Ainda nesta semana, chegou ao Brasil o corpo do jovem que queria tanto ter uma oportunidade de melhor educação nos Estados Unidos da América. Já na semana passada, eu havia mencionado esse jovem, de 26 anos, radialista, locutor de uma rádio FM em São José dos Campos, que desejava ajudar sua mãe, progredir e comprar um apartamento. Para isso, avaliou que precisava ir para os Estados Unidos trabalhar e estudar.

Foi, então, para Campinas, uma vez que soube que ali havia um concurso para se trabalhar em reflorestamento na Flórida. Já havia procurado o Consulado dos Estados Unidos que, por duas vezes, lhe havia negado o visto, mas conseguiu sua inscrição e a firma o contratou pelo modesto salário de US$400. No entanto, no momento do embarque foi-lhe comunicado que o visto não lhe estava assegurado. Então, foi até à fronteira do rio Grande e, de lá, telefonou para a sua mãe, dizendo-lhe que, no dia seguinte, o faria da outra margem. Embora sendo um bom nadador, não conseguiu atravessar os 60 metros que separam o México dos Estados Unidos. E faleceu.

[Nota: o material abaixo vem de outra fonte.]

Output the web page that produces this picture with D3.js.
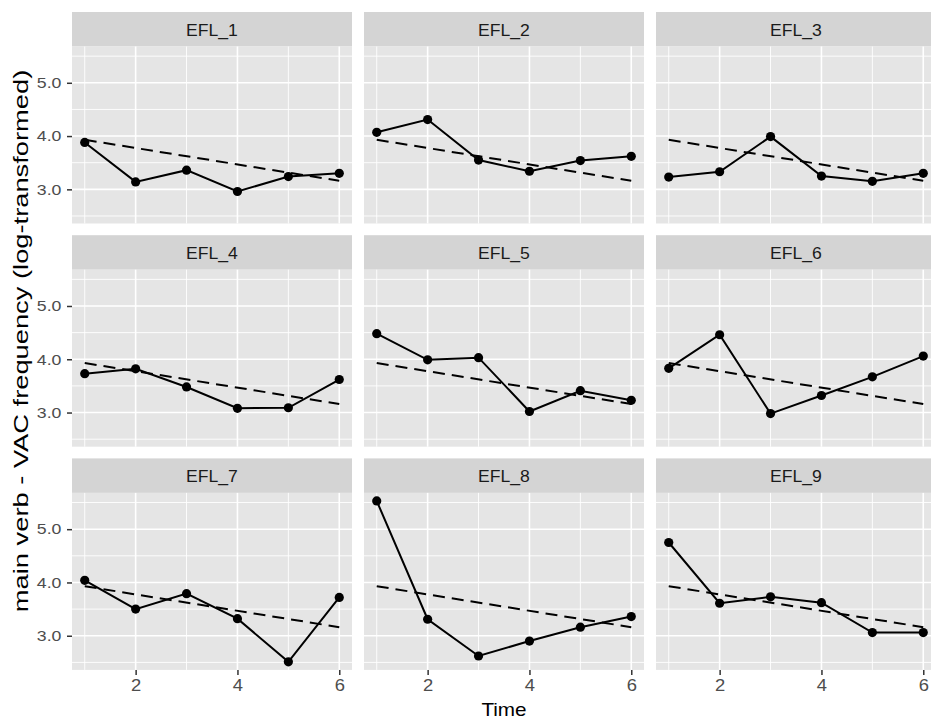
<!DOCTYPE html>
<html lang="en">
<head>
<meta charset="UTF-8">
<title>main verb - VAC frequency by learner</title>
<script src="https://cdn.jsdelivr.net/npm/d3@7"></script>
<style>
  body { margin: 0; background: #fff; }
  svg text { font-family: "Liberation Sans", Arial, Helvetica, sans-serif; }
</style>
</head>
<body>
<svg id="chart" width="931" height="719"></svg>
<script>
  // facet labels and time points
  const learners = ["EFL_1", "EFL_2", "EFL_3", "EFL_4", "EFL_5", "EFL_6", "EFL_7", "EFL_8", "EFL_9"];
  const timePoints = [1, 2, 3, 4, 5, 6];

  // log-transformed frequency, one array per learner
  const efl1 = [3.88, 3.14, 3.36, 2.96, 3.24, 3.30];
  const efl2 = [4.07, 4.31, 3.55, 3.34, 3.54, 3.62];
  const efl3 = [3.23, 3.33, 3.99, 3.25, 3.15, 3.30];
  const efl4 = [3.73, 3.82, 3.48, 3.08, 3.09, 3.62];
  const efl5 = [4.48, 3.99, 4.03, 3.02, 3.41, 3.23];
  const efl6 = [3.83, 4.46, 2.98, 3.32, 3.67, 4.06];
  const efl7 = [4.04, 3.50, 3.79, 3.32, 2.51, 3.72];
  const efl8 = [5.53, 3.31, 2.62, 2.90, 3.16, 3.36];
  const efl9 = [4.75, 3.61, 3.73, 3.62, 3.06, 3.06];
  const learnerValues = [efl1, efl2, efl3, efl4, efl5, efl6, efl7, efl8, efl9];

  // group-level trend (dashed line), same in every panel
  const trendTime = [1, 6];
  const trendValue = [3.93, 3.16];

  const xTicks = [2, 4, 6];
  const xMinor = [1, 3, 5];
  const yTicks = [3, 4, 5];
  const yMinor = [2.5, 3.5, 4.5, 5.5];

  // layout
  const colLeft = 72, colStep = 292, panelW = 280;
  const rowTop = 12, rowStep = 223.2, stripH = 34.5, panelH = 177;

  const svg = d3.select("#chart");

  // ggplot style 5% expansion of the ranges
  const allVals = learnerValues.flat();
  const yMin = d3.min(allVals), yMax = d3.max(allVals);
  const yPad = (yMax - yMin) * 0.05;
  const xPad = (d3.max(timePoints) - d3.min(timePoints)) * 0.05;

  const x = d3.scaleLinear()
    .domain([d3.min(timePoints) - xPad, d3.max(timePoints) + xPad])
    .range([0, panelW]);
  const y = d3.scaleLinear()
    .domain([yMin - yPad, yMax + yPad])
    .range([panelH, 0]);

  const line = d3.line()
    .x(d => x(d[0]))
    .y(d => y(d[1]));

  learners.forEach((name, i) => {
    const col = i % 3, row = Math.floor(i / 3);
    const left = colLeft + col * colStep;
    const top = rowTop + row * rowStep;

    // strip
    svg.append("rect")
      .attr("x", left).attr("y", top)
      .attr("width", panelW).attr("height", stripH)
      .attr("fill", "#d4d4d4");
    svg.append("text")
      .attr("transform", `translate(${left + panelW / 2},${top + 23.7}) scale(1.1,1)`)
      .attr("text-anchor", "middle")
      .attr("font-size", 16)
      .attr("fill", "#1a1a1a")
      .text(name);

    const g = svg.append("g")
      .attr("transform", `translate(${left},${top + stripH})`);

    g.append("rect")
      .attr("width", panelW).attr("height", panelH)
      .attr("fill", "#e5e5e5");

    // grid
    g.selectAll("line.ymin").data(yMinor).enter().append("line")
      .attr("x1", 0).attr("x2", panelW)
      .attr("y1", d => y(d)).attr("y2", d => y(d))
      .attr("stroke", "#fff").attr("stroke-width", 0.9);
    g.selectAll("line.xmin").data(xMinor).enter().append("line")
      .attr("y1", 0).attr("y2", panelH)
      .attr("x1", d => x(d)).attr("x2", d => x(d))
      .attr("stroke", "#fff").attr("stroke-width", 0.9);
    g.selectAll("line.ymaj").data(yTicks).enter().append("line")
      .attr("x1", 0).attr("x2", panelW)
      .attr("y1", d => y(d)).attr("y2", d => y(d))
      .attr("stroke", "#fff").attr("stroke-width", 1.6);
    g.selectAll("line.xmaj").data(xTicks).enter().append("line")
      .attr("y1", 0).attr("y2", panelH)
      .attr("x1", d => x(d)).attr("x2", d => x(d))
      .attr("stroke", "#fff").attr("stroke-width", 1.6);

    // trend
    g.append("path")
      .datum(d3.zip(trendTime, trendValue))
      .attr("d", line)
      .attr("fill", "none")
      .attr("stroke", "#000")
      .attr("stroke-width", 2)
      .attr("stroke-dasharray", "12,7");

    // learner series
    const pts = d3.zip(timePoints, learnerValues[i]);
    g.append("path")
      .datum(pts)
      .attr("d", line)
      .attr("fill", "none")
      .attr("stroke", "#000")
      .attr("stroke-width", 2);
    g.selectAll("circle").data(pts).enter().append("circle")
      .attr("cx", d => x(d[0]))
      .attr("cy", d => y(d[1]))
      .attr("r", 4.6)
      .attr("fill", "#000");

    // axes only on outer panels
    if (col === 0) {
      g.append("g")
        .call(d3.axisLeft(y).tickValues(yTicks).tickFormat(d3.format(".1f")).tickSize(5).tickPadding(4))
        .call(a => a.select(".domain").remove())
        .call(a => a.selectAll("line").attr("stroke", "#333").attr("stroke-width", 1.5))
        .call(a => a.selectAll("text")
          .attr("fill", "#4d4d4d")
          .attr("font-size", 15)
          .attr("font-family", null)
          .attr("transform", "scale(1.18,1)"));
    }
    if (row === 2) {
      g.append("g")
        .attr("transform", `translate(0,${panelH})`)
        .call(d3.axisBottom(x).tickValues(xTicks).tickFormat(d3.format("d")).tickSize(5).tickPadding(5))
        .call(a => a.select(".domain").remove())
        .call(a => a.selectAll("line").attr("stroke", "#333").attr("stroke-width", 1.5))
        .call(a => a.selectAll("text")
          .attr("fill", "#4d4d4d")
          .attr("font-size", 16)
          .attr("font-family", null)
          .attr("transform", "scale(1.15,1)"));
    }
  });

  // axis titles
  const plotBottom = rowTop + 2 * rowStep + stripH + panelH;
  svg.append("text")
    .attr("transform", `translate(28,${(rowTop + plotBottom) / 2}) rotate(-90) scale(1.3,1)`)
    .attr("text-anchor", "middle")
    .attr("font-size", 21)
    .attr("fill", "#000")
    .text("main verb - VAC frequency (log-transformed)");
  svg.append("text")
    .attr("transform", `translate(${colLeft + (2 * colStep + panelW) / 2},716) scale(1.15,1)`)
    .attr("text-anchor", "middle")
    .attr("font-size", 18)
    .attr("fill", "#000")
    .text("Time");
</script>
</body>
</html>
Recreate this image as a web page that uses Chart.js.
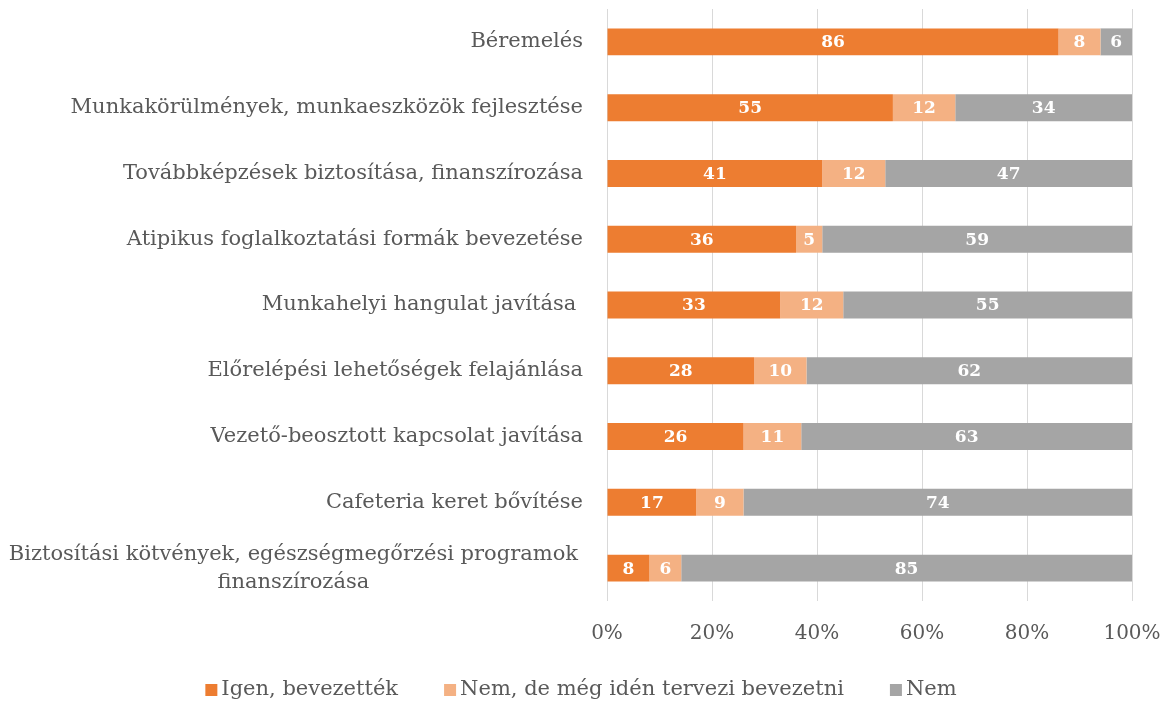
<!DOCTYPE html>
<html>
<head>
<meta charset="utf-8">
<script src="https://cdn.jsdelivr.net/npm/chart.js@4/dist/chart.umd.min.js"></script>
<style>
  html, body { margin: 0; padding: 0; background: #fff; }
  #wrap { width: 1167px; height: 704px; }
</style>
</head>
<body>
<div id="wrap"><canvas id="chart" width="1167" height="704"></canvas></div>
<script>
const categories = [
    'Béremelés',
    'Munkakörülmények, munkaeszközök fejlesztése',
    'Továbbképzések biztosítása, finanszírozása',
    'Atipikus foglalkoztatási formák bevezetése',
    'Munkahelyi hangulat javítása ',
    'Előrelépési lehetőségek felajánlása',
    'Vezető-beosztott kapcsolat javítása',
    'Cafeteria keret bővítése',
    ['Biztosítási kötvények, egészségmegőrzési programok', 'finanszírozása']
];
const seriesNames = ['Igen, bevezették', 'Nem, de még idén tervezi bevezetni', 'Nem'];
const igen = [86, 55, 41, 36, 33, 28, 26, 17, 8];
const tervezi = [8, 12, 12, 5, 12, 10, 11, 9, 6];
const nem = [6, 34, 47, 59, 55, 62, 63, 74, 85];
const colors = ['#ED7D31', '#F4B183', '#A5A5A5'];

const FONT = "'DejaVu Serif', 'Liberation Serif', serif";
const TEXT = '#595959';

// 100% stacked: scale every row to its own total
const raw = [igen, tervezi, nem];
const totals = categories.map((c, i) => igen[i] + tervezi[i] + nem[i]);
const datasets = raw.map((vals, k) => ({
    label: seriesNames[k],
    data: vals.map((v, i) => v / totals[i] * 100),
    rawValues: vals,
    backgroundColor: colors[k],
    borderWidth: 0,
    categoryPercentage: 1,
    barPercentage: 0.41
}));

// y-axis labels drawn by hand: right aligned block, lines centred inside it
const yLabels = {
    id: 'yLabels',
    afterDraw(chart) {
        const ctx = chart.ctx;
        const y = chart.scales.y;
        const lh = 28;
        ctx.save();
        ctx.font = '21px ' + FONT;
        ctx.fillStyle = TEXT;
        ctx.textBaseline = 'middle';
        categories.forEach((lab, i) => {
            const cy = y.getPixelForValue(i);
            const lines = Array.isArray(lab) ? lab : [lab];
            const maxW = Math.max(...lines.map(l => ctx.measureText(l).width));
            lines.forEach((l, j) => {
                const ly = cy + (j - (lines.length - 1) / 2) * lh;
                if (lines.length === 1) {
                    ctx.textAlign = 'right';
                    ctx.fillText(l, 583, ly);
                } else {
                    ctx.textAlign = 'center';
                    ctx.fillText(l, 578 - maxW / 2, ly);
                }
            });
        });
        ctx.restore();
    }
};

// value labels inside the bars
const barLabels = {
    id: 'barLabels',
    afterDatasetsDraw(chart) {
        const ctx = chart.ctx;
        ctx.save();
        ctx.font = 'bold 17px ' + FONT;
        ctx.fillStyle = '#ffffff';
        ctx.textAlign = 'center';
        ctx.textBaseline = 'middle';
        chart.data.datasets.forEach((ds, k) => {
            chart.getDatasetMeta(k).data.forEach((bar, i) => {
                const cx = (bar.x + bar.base) / 2;
                ctx.fillText(String(ds.rawValues[i]), cx, bar.y + 1);
            });
        });
        ctx.restore();
    }
};

// legend drawn by hand so the box/text gap matches (small square, tight gap)
const bottomLegend = {
    id: 'bottomLegend',
    afterDraw(chart) {
        const ctx = chart.ctx;
        const box = 12, gap = 4, spacing = 46, cy = 690, cx = 581;
        ctx.save();
        ctx.font = '21px ' + FONT;
        ctx.textBaseline = 'middle';
        ctx.textAlign = 'left';
        const items = chart.data.datasets.map(ds => ({
            text: ds.label,
            color: ds.backgroundColor,
            w: box + gap + ctx.measureText(ds.label).width
        }));
        const total = items.reduce((s, it) => s + it.w, 0) + spacing * (items.length - 1);
        let x = cx - total / 2;
        items.forEach(it => {
            ctx.fillStyle = it.color;
            ctx.fillRect(x, cy - box / 2, box, box);
            ctx.fillStyle = TEXT;
            ctx.fillText(it.text, x + box + gap, cy);
            x += it.w + spacing;
        });
        ctx.restore();
    }
};

new Chart(document.getElementById('chart'), {
    type: 'bar',
    data: { labels: categories, datasets: datasets },
    plugins: [yLabels, barLabels, bottomLegend],
    options: {
        indexAxis: 'y',
        responsive: false,
        animation: false,
        layout: { padding: { top: 9, right: 35, left: 0, bottom: 37 } },
        scales: {
            x: {
                stacked: true,
                min: 0,
                max: 100,
                border: { display: false },
                grid: { color: '#D9D9D9', lineWidth: 1, drawTicks: false },
                ticks: {
                    stepSize: 20,
                    padding: 21,
                    color: TEXT,
                    font: { family: FONT, size: 20 },
                    callback: v => v + '%'
                },
                afterFit: s => { s.paddingLeft = 0; s.paddingRight = 0; }
            },
            y: {
                stacked: true,
                border: { display: false },
                grid: { display: false, drawTicks: false },
                ticks: { display: false },
                afterFit: s => { s.width = 607; }
            }
        },
        plugins: {
            legend: { display: false },
            tooltip: { enabled: false }
        }
    }
});
</script>
</body>
</html>
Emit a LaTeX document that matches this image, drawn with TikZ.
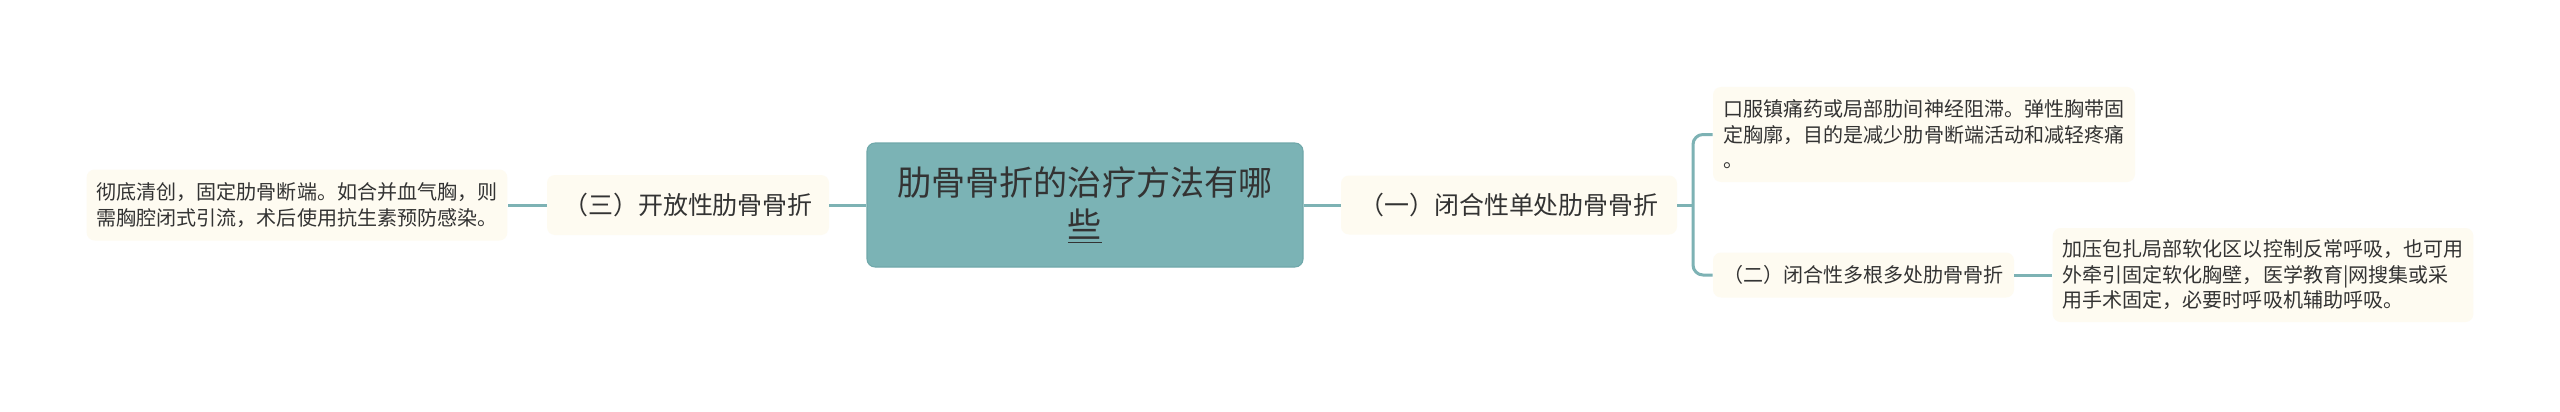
\documentclass[tikz,border=0pt]{standalone}
\usepackage{fontspec}
\setmainfont{Noto Sans CJK SC}
\usepackage{tikz}

\definecolor{rootteal}{HTML}{7BB3B5}
\definecolor{rootedge}{HTML}{6FA8AA}
\definecolor{linkteal}{HTML}{7DB2B4}
\definecolor{leafcream}{HTML}{FEFBF1}
\definecolor{inkgray}{HTML}{333333}

\begin{document}
\begin{tikzpicture}
	\def \toprow{5.53}
	\def \midrow{4.12}
	\def \lowrow{2.72}
	\path[use as bounding box, fill=white] (0,0) rectangle (51.2,8.22);

	\tikzstyle{root-node}=[rectangle,rounded corners=0.16cm,fill=rootteal,draw=rootedge,line width=0.6pt,minimum width=8.72cm,minimum height=2.48cm,align=center,text=inkgray,font=\fontsize{19.4}{23.9}\selectfont]
	\tikzstyle{sub-node}=[rectangle,rounded corners=0.16cm,fill=leafcream,minimum height=1.2cm,align=center,text=inkgray,font=\fontsize{14.2}{17}\selectfont]
	\tikzstyle{leaf-node}=[rectangle,rounded corners=0.16cm,fill=leafcream,inner xsep=0.2cm,align=left,text=inkgray,font=\fontsize{11.4}{14.5}\selectfont]
	% connectors
	\tikzstyle{link}=[draw=linkteal,line width=0.06cm]

	\node[root-node] (root) at (21.70,\midrow) {肋骨骨折的治疗方法有哪\\\underline{些}};

	% right side
	\node[sub-node,minimum width=6.72cm,minimum height=1.18cm] (closed-single) at (30.18,\midrow) {（一）闭合性单处肋骨骨折};
	\coordinate (fork) at (33.86,\midrow);
	\node[leaf-node,minimum width=8.44cm,minimum height=1.9cm] (single-care) at (38.48,\toprow)
		{口服镇痛药或局部肋间神经阻滞。弹性胸带固\\定胸廓，目的是减少肋骨断端活动和减轻疼痛\\。};
	\node[sub-node,minimum width=6.02cm,minimum height=0.9cm,font=\fontsize{11.4}{14.5}\selectfont] (closed-multi) at (37.27,\lowrow) {（二）闭合性多根多处肋骨骨折};
	\node[leaf-node,minimum width=8.4cm,minimum height=1.88cm] (multi-care) at (45.26,\lowrow)
		{加压包扎局部软化区以控制反常呼吸，也可用\\外牵引固定软化胸壁，医学教育|网搜集或采\\用手术固定，必要时呼吸机辅助呼吸。};

	% left side
	\node[sub-node,minimum width=5.64cm] (open) at (13.76,\midrow) {（三）开放性肋骨骨折};
	\node[leaf-node,minimum width=8.4cm,minimum height=1.42cm] (open-care) at (5.94,\midrow)
		{彻底清创，固定肋骨断端。如合并血气胸，则\\需胸腔闭式引流，术后使用抗生素预防感染。};

	\path[link]
		(root)		edge	(closed-single)
		(root)		edge	(open)
		(open)		edge	(open-care)
		(closed-single)	edge	(fork)
		(closed-multi)	edge	(multi-care);
	\draw[link,rounded corners=0.2cm] (single-care.west) -| (fork) |- (closed-multi.west);
\end{tikzpicture}
\end{document}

Trata-se de um símbolo daqueles que lutam por liberdade, um símbolo tal como o foram Zumbi dos Palmares e todos aqueles que procuraram se organizar para a conquista de um mundo mais solidário e justo; um símbolo como o de Antônio Conselheiro, que também, há cem anos, teve a cidade de Canudos dizimada porque muitos não queriam compreender os ideais daqueles que gostariam que não houvesse qualquer tipo de discriminação, fosse racial ou qualquer outra, para a Humanidade.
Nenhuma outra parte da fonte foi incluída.